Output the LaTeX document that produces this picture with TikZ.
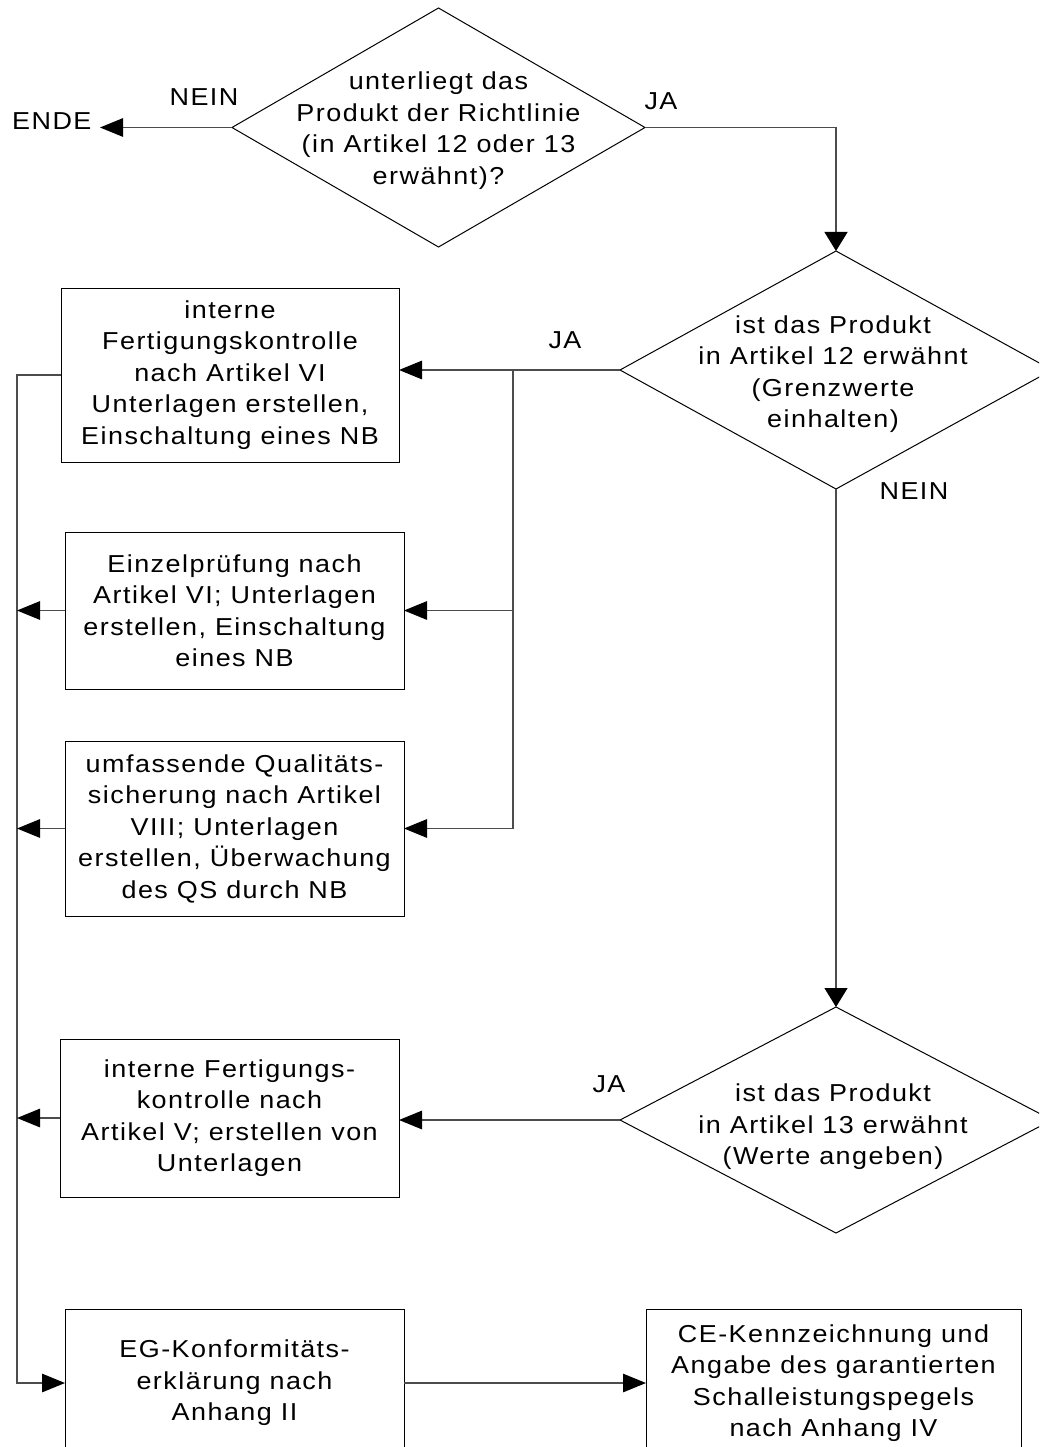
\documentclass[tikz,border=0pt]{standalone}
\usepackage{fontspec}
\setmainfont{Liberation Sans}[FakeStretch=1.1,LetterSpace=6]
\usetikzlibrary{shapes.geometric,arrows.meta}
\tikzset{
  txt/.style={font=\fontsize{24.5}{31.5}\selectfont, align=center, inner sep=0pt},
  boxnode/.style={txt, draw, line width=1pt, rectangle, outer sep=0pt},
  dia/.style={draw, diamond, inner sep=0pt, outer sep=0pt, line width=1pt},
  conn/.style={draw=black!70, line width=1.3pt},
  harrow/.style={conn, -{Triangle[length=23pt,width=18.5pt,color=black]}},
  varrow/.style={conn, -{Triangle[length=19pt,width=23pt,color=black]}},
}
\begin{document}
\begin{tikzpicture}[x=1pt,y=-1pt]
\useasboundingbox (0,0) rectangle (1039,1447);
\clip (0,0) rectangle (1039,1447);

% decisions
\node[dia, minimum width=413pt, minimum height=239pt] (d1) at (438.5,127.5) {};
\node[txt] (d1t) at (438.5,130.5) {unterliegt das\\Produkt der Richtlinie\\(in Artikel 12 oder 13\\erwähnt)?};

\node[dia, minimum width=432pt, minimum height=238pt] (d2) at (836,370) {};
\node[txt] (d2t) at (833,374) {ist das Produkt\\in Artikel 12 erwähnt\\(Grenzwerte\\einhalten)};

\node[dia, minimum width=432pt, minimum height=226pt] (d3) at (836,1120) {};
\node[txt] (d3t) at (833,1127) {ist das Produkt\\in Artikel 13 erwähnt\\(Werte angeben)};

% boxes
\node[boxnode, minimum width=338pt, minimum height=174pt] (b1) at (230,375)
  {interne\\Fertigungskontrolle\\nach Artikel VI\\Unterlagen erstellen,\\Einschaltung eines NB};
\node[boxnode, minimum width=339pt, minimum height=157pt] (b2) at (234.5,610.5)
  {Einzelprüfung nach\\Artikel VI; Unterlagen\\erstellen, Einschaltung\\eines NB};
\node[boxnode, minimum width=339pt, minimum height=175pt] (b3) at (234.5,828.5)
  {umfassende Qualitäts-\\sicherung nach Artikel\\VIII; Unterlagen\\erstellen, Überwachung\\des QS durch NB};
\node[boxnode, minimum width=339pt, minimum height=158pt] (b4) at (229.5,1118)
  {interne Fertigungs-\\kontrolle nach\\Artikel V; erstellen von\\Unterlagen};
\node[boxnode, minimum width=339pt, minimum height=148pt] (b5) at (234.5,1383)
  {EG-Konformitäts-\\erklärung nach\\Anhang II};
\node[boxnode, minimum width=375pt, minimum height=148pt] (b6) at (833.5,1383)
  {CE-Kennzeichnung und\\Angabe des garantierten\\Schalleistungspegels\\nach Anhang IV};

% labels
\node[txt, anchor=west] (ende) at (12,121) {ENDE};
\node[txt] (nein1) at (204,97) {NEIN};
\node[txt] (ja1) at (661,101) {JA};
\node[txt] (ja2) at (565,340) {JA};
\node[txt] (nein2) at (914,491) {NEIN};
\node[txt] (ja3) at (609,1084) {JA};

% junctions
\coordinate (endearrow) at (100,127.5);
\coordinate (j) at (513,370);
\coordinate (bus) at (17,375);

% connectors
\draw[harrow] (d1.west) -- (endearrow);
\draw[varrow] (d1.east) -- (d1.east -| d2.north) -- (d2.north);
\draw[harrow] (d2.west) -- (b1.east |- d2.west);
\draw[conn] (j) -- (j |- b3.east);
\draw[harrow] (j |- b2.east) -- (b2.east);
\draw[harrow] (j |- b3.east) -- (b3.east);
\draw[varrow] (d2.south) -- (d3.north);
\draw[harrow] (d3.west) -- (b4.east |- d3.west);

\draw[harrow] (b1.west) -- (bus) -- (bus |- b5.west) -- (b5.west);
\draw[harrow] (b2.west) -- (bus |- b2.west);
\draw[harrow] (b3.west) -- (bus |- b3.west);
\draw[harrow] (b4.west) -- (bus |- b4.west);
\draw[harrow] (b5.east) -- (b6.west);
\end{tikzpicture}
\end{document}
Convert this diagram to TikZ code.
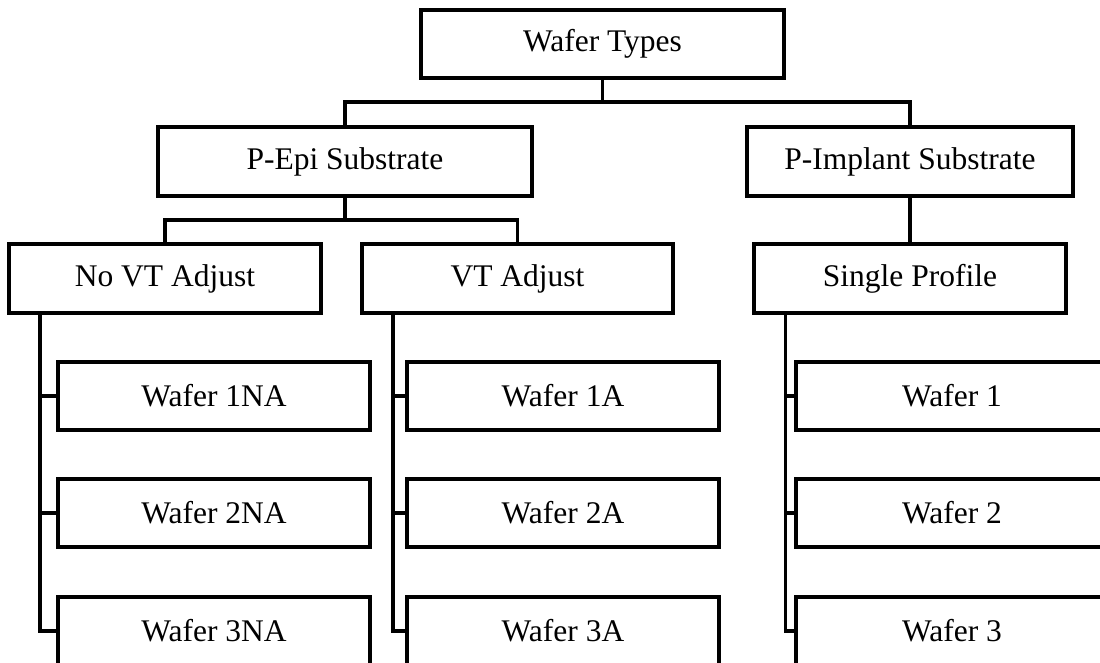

==============================

▸ **REQUIRED TASK**
List the lines of the material in which the word "this" occurs.

▸ **WRITTEN SOLUTION**
Output the LaTeX document that produces this picture with TikZ.
Convert this diagram to TikZ code.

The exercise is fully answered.